Berkeley Lab Research News


Pioneering African-American Physicist Warren Henry To Be Honored

How to Receive Future News Releases
Contact: Ron Kolb,

September 18, 1997

BERKELEY, CA -- Physicist Warren E. Henry, whose nearly seven decades of work in the fields of magnetism and superconductivity have earned him praise as one of the most eminent African-American scientists in this nation's history, will be honored with an all-day symposium at Ernest Orlando Lawrence Berkeley National Laboratory.

On Friday, September 19, dozens of his former students, colleagues and professional admirers will descend on Berkeley Lab, which is sponsoring the tribute, and Henry himself -- now 88 years old -- will hear testimonials to his productive life and career. The proceedings will be assembled and published.
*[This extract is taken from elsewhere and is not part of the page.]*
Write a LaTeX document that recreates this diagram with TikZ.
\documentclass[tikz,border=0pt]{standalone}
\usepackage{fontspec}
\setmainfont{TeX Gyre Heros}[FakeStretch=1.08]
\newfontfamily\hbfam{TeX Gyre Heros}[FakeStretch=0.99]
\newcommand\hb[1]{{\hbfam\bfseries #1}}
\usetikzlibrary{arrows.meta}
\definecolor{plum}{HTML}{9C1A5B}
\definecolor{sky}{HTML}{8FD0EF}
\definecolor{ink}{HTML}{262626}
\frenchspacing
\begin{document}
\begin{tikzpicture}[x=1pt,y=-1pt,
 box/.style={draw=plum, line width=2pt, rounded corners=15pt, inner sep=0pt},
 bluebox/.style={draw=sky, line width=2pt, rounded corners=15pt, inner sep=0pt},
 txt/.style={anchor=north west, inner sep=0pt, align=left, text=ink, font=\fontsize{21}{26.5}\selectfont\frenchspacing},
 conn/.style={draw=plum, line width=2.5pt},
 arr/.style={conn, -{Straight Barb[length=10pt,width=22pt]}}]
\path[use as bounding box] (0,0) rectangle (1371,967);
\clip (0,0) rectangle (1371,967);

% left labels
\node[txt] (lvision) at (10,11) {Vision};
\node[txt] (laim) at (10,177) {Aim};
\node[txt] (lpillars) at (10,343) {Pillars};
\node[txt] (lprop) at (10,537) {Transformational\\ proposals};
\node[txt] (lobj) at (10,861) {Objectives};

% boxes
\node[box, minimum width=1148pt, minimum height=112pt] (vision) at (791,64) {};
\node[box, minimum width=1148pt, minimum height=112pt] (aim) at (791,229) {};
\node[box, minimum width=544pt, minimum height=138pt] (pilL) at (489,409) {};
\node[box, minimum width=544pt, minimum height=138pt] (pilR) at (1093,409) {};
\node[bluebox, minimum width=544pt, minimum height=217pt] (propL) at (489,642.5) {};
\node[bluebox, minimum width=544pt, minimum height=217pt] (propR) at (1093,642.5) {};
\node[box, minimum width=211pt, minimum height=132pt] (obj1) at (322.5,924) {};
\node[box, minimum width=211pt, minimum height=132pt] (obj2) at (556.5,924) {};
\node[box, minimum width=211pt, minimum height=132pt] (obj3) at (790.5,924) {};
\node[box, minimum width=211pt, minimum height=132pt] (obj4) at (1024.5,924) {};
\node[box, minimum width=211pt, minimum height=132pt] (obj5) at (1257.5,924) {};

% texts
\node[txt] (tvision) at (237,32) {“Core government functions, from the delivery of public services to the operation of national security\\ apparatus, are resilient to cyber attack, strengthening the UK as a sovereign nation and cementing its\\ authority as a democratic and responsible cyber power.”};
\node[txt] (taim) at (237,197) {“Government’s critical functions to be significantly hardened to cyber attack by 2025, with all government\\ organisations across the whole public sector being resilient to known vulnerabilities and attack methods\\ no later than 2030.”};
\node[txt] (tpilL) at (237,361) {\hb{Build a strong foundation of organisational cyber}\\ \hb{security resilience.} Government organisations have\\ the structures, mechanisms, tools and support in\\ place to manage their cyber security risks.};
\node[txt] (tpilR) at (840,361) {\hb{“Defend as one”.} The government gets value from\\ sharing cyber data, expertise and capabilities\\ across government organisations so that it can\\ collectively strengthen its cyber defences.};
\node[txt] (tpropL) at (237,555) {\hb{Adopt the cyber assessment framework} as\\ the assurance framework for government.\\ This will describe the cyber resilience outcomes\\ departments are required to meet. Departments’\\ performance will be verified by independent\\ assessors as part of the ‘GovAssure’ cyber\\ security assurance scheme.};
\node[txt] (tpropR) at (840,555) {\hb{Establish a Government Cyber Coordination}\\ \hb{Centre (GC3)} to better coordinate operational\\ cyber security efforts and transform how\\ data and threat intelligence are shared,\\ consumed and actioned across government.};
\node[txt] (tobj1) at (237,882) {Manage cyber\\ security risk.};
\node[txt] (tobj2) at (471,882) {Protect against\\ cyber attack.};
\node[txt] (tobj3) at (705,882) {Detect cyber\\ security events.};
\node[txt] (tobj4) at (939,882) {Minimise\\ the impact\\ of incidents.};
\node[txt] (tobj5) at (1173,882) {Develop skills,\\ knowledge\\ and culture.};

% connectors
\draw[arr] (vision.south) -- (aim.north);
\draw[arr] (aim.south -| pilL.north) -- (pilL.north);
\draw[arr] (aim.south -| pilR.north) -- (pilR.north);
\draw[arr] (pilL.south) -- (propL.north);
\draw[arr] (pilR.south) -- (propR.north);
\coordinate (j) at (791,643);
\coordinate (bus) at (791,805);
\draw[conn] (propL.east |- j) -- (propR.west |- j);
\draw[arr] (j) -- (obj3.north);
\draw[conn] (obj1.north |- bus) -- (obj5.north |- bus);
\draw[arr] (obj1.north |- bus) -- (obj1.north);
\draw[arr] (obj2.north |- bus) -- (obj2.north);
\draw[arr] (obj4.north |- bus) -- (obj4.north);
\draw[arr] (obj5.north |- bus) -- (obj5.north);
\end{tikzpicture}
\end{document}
The symposium, entitled "The Importance of Magnetism in Physics and Material Science," is open to the public at no charge on a space-available basis. All lectures will be presented at Berkeley Lab's Building 66 Auditorium, beginning at 9 a.m.

The tribute idea was an outgrowth of this year's National Society of Black Physicists conference, held in Berkeley last March, according to Hattie Carwell, Operations Head at the Department of Energy's Berkeley Site Office. A health physicist, Carwell said she was concerned that Henry's achievements were not generally appreciated within the scientific community, "and it seemed a shame people wouldn't be aware of his prominence and eminence."

Hence the day-long honor for a scientist, educator and inventor who grew up in Alabama as a colleague of George Washington Carver and whose science career took him through top-secret radar research during World War II at the MIT Radiation Laboratory (1943-46) and guidance systems design for missile detection in submarines at Lockheed (1960-69) . During this period he also worked at UC Berkeley as a guest investigator at the Giauque Lab under the auspices of Glenn Seaborg. Within his broad and diverse portfolio was a period teaching special physics courses to young officers of the Army Air Corps who became famous as the Tuskegee Airmen of World War II.

A professor emeritus at Howard University, Henry spent significant periods of his career at the University of Chicago, and on the faculty at Morehouse College, Spelman College, Tuskegee Institute and Howard University. He retired in 1977, but Henry continues involvement with a program called Minorities Access to Research Careers (MARC), which encourages third and fourth-year college students to be members of scientific teams.

Henry has been a scholar, researcher and author of considerable note ("Ebony" Magazine wrote in the 1950s that "his research and knowledge of materials at extremely low temperatures is probably unsurpassed in the U.S."). His graph on paramagnetism ("Halliday and Resnick Electricity and Magnetism") has been a physics textbook standard in this country for years. He has written or contributed to hundreds of scientific articles and co-authored the 1934 book, "Procedures in Elementary Qualitative Chemical Analysis."

He earned his bachelor's degree from Tuskegee Institute in 1931, his master's from Atlanta University in 1937, and his Ph.D. from the University of Chicago in 1941.

It is rare that a scientist receives the adulation of his peers through testimonials at a symposium, and Berkeley's celebration will be Henry's second -- in 1988, he was feted with "Magnetic Phenomena: the Warren E. Henry Symposium on Magnetism, in Commemoration of His 80th Birthday and His Work in Magnetism" in Washington, D.C.

Berkeley Lab Nobel Laureate Glenn T. Seaborg will be among those making remarks at the 1997 symposium, following welcomes from Laboratory Deputy Director Pier Oddone and Department of Energy Oakland Operations Office Director James Turner.

Speakers will include Physics Professors James Gates of the University of Maryland, Vladimir Kresin of Berkeley Lab and Arthur Thorpe of Howard University, who will address the various disciplines that Henry influenced in his career. Former Henry students Matthew Ware of Grambling State University and Eleanor Franklin of Howard University will reflect on his teaching experiences. Former colleagues George Ferguson of the Naval Weapons Laboratory and Emory Curtis of Lockheed will address Henry's technical contributions. William Holton, Historian for the national organization for the Tuskegee Airmen, Inc., will discuss Henry's experience with that group.

An afternoon panel featuring Ferguson, Franklin, Curtis, Thorpe, Holton, UC Berkeley professor emeritus Harry Morrison and Zolili Ndlela, an ex-Henry student and now faculty member at Sacramento State University, will provide additional perspectives on Henry's career. Later, a dinner featuring an address by Ronald Mickens, a mathematical physicist from Clark Atlanta University and Historian for the National Society of Black Physicists, will conclude the program at the Faculty Club at UC Berkeley.